• SUPPLIED MATERIAL
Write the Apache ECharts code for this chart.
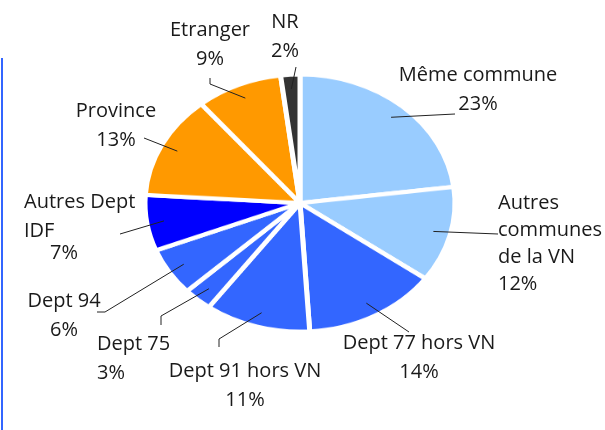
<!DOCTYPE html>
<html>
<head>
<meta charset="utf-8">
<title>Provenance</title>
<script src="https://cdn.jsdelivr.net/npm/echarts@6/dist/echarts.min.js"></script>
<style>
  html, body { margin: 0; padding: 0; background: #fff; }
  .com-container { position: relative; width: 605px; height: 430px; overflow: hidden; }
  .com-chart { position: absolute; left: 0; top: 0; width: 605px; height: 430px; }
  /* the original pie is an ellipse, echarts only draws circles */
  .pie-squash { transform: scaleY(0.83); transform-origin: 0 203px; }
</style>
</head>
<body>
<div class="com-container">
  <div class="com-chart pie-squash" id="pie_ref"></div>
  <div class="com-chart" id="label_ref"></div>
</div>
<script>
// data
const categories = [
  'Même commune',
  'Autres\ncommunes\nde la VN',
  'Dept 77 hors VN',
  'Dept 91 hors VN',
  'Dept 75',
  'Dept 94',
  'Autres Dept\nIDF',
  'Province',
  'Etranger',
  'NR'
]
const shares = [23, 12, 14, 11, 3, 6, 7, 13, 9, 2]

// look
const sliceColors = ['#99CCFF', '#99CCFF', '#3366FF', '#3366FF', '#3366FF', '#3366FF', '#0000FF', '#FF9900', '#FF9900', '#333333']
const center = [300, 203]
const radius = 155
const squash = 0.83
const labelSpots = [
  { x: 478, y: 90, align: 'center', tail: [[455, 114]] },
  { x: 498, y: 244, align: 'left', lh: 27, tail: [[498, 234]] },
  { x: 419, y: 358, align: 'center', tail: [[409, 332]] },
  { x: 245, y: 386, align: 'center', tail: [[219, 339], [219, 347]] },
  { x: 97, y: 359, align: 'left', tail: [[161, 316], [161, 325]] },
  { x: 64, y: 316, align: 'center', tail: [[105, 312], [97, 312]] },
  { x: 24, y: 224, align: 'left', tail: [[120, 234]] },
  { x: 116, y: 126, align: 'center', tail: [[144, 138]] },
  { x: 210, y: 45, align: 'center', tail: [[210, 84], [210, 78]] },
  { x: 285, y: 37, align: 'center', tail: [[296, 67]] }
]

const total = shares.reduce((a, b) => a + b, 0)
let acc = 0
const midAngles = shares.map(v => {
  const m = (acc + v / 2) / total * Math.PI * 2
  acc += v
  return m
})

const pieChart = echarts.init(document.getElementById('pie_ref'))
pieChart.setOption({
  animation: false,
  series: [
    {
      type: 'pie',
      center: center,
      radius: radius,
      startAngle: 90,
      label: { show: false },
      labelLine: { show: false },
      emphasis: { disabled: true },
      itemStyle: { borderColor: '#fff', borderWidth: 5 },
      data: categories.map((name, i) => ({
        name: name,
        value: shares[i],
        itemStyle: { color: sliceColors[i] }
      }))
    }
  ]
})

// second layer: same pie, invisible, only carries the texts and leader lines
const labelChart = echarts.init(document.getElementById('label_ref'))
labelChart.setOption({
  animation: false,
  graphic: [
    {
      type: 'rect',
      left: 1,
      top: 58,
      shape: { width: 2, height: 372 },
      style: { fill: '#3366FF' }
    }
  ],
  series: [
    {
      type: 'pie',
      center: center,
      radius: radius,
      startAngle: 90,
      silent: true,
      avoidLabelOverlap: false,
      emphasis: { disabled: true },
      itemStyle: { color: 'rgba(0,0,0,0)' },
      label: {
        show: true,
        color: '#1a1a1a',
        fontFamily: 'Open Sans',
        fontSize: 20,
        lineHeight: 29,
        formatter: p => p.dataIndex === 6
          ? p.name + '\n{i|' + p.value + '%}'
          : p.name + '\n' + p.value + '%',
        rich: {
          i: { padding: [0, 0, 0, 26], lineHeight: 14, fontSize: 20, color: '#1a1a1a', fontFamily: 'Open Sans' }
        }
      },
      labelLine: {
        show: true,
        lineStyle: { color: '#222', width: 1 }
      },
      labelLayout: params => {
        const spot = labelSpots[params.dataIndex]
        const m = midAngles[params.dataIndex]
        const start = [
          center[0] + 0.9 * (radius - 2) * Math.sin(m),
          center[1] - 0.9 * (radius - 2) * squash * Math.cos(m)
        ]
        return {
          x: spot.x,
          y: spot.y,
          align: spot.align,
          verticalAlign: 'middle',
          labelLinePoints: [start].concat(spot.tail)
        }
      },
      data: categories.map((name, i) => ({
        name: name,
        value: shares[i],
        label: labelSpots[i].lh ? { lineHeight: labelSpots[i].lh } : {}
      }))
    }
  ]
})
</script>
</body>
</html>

• DIRECTIONS
Transcribe the material exactly, leaving every picture out.

• ANSWER BELOW
Write the Apache ECharts code for this chart.
<!DOCTYPE html>
<html>
<head>
<meta charset="utf-8">
<title>Provenance</title>
<script src="https://cdn.jsdelivr.net/npm/echarts@6/dist/echarts.min.js"></script>
<style>
  html, body { margin: 0; padding: 0; background: #fff; }
  .com-container { position: relative; width: 605px; height: 430px; overflow: hidden; }
  .com-chart { position: absolute; left: 0; top: 0; width: 605px; height: 430px; }
  /* the original pie is an ellipse, echarts only draws circles */
  .pie-squash { transform: scaleY(0.83); transform-origin: 0 203px; }
</style>
</head>
<body>
<div class="com-container">
  <div class="com-chart pie-squash" id="pie_ref"></div>
  <div class="com-chart" id="label_ref"></div>
</div>
<script>
// data
const categories = [
  'Même commune',
  'Autres\ncommunes\nde la VN',
  'Dept 77 hors VN',
  'Dept 91 hors VN',
  'Dept 75',
  'Dept 94',
  'Autres Dept\nIDF',
  'Province',
  'Etranger',
  'NR'
]
const shares = [23, 12, 14, 11, 3, 6, 7, 13, 9, 2]

// look
const sliceColors = ['#99CCFF', '#99CCFF', '#3366FF', '#3366FF', '#3366FF', '#3366FF', '#0000FF', '#FF9900', '#FF9900', '#333333']
const center = [300, 203]
const radius = 155
const squash = 0.83
const labelSpots = [
  { x: 478, y: 90, align: 'center', tail: [[455, 114]] },
  { x: 498, y: 244, align: 'left', lh: 27, tail: [[498, 234]] },
  { x: 419, y: 358, align: 'center', tail: [[409, 332]] },
  { x: 245, y: 386, align: 'center', tail: [[219, 339], [219, 347]] },
  { x: 97, y: 359, align: 'left', tail: [[161, 316], [161, 325]] },
  { x: 64, y: 316, align: 'center', tail: [[105, 312], [97, 312]] },
  { x: 24, y: 224, align: 'left', tail: [[120, 234]] },
  { x: 116, y: 126, align: 'center', tail: [[144, 138]] },
  { x: 210, y: 45, align: 'center', tail: [[210, 84], [210, 78]] },
  { x: 285, y: 37, align: 'center', tail: [[296, 67]] }
]

const total = shares.reduce((a, b) => a + b, 0)
let acc = 0
const midAngles = shares.map(v => {
  const m = (acc + v / 2) / total * Math.PI * 2
  acc += v
  return m
})

const pieChart = echarts.init(document.getElementById('pie_ref'))
pieChart.setOption({
  animation: false,
  series: [
    {
      type: 'pie',
      center: center,
      radius: radius,
      startAngle: 90,
      label: { show: false },
      labelLine: { show: false },
      emphasis: { disabled: true },
      itemStyle: { borderColor: '#fff', borderWidth: 5 },
      data: categories.map((name, i) => ({
        name: name,
        value: shares[i],
        itemStyle: { color: sliceColors[i] }
      }))
    }
  ]
})

// second layer: same pie, invisible, only carries the texts and leader lines
const labelChart = echarts.init(document.getElementById('label_ref'))
labelChart.setOption({
  animation: false,
  graphic: [
    {
      type: 'rect',
      left: 1,
      top: 58,
      shape: { width: 2, height: 372 },
      style: { fill: '#3366FF' }
    }
  ],
  series: [
    {
      type: 'pie',
      center: center,
      radius: radius,
      startAngle: 90,
      silent: true,
      avoidLabelOverlap: false,
      emphasis: { disabled: true },
      itemStyle: { color: 'rgba(0,0,0,0)' },
      label: {
        show: true,
        color: '#1a1a1a',
        fontFamily: 'Open Sans',
        fontSize: 20,
        lineHeight: 29,
        formatter: p => p.dataIndex === 6
          ? p.name + '\n{i|' + p.value + '%}'
          : p.name + '\n' + p.value + '%',
        rich: {
          i: { padding: [0, 0, 0, 26], lineHeight: 14, fontSize: 20, color: '#1a1a1a', fontFamily: 'Open Sans' }
        }
      },
      labelLine: {
        show: true,
        lineStyle: { color: '#222', width: 1 }
      },
      labelLayout: params => {
        const spot = labelSpots[params.dataIndex]
        const m = midAngles[params.dataIndex]
        const start = [
          center[0] + 0.9 * (radius - 2) * Math.sin(m),
          center[1] - 0.9 * (radius - 2) * squash * Math.cos(m)
        ]
        return {
          x: spot.x,
          y: spot.y,
          align: spot.align,
          verticalAlign: 'middle',
          labelLinePoints: [start].concat(spot.tail)
        }
      },
      data: categories.map((name, i) => ({
        name: name,
        value: shares[i],
        label: labelSpots[i].lh ? { lineHeight: labelSpots[i].lh } : {}
      }))
    }
  ]
})
</script>
</body>
</html>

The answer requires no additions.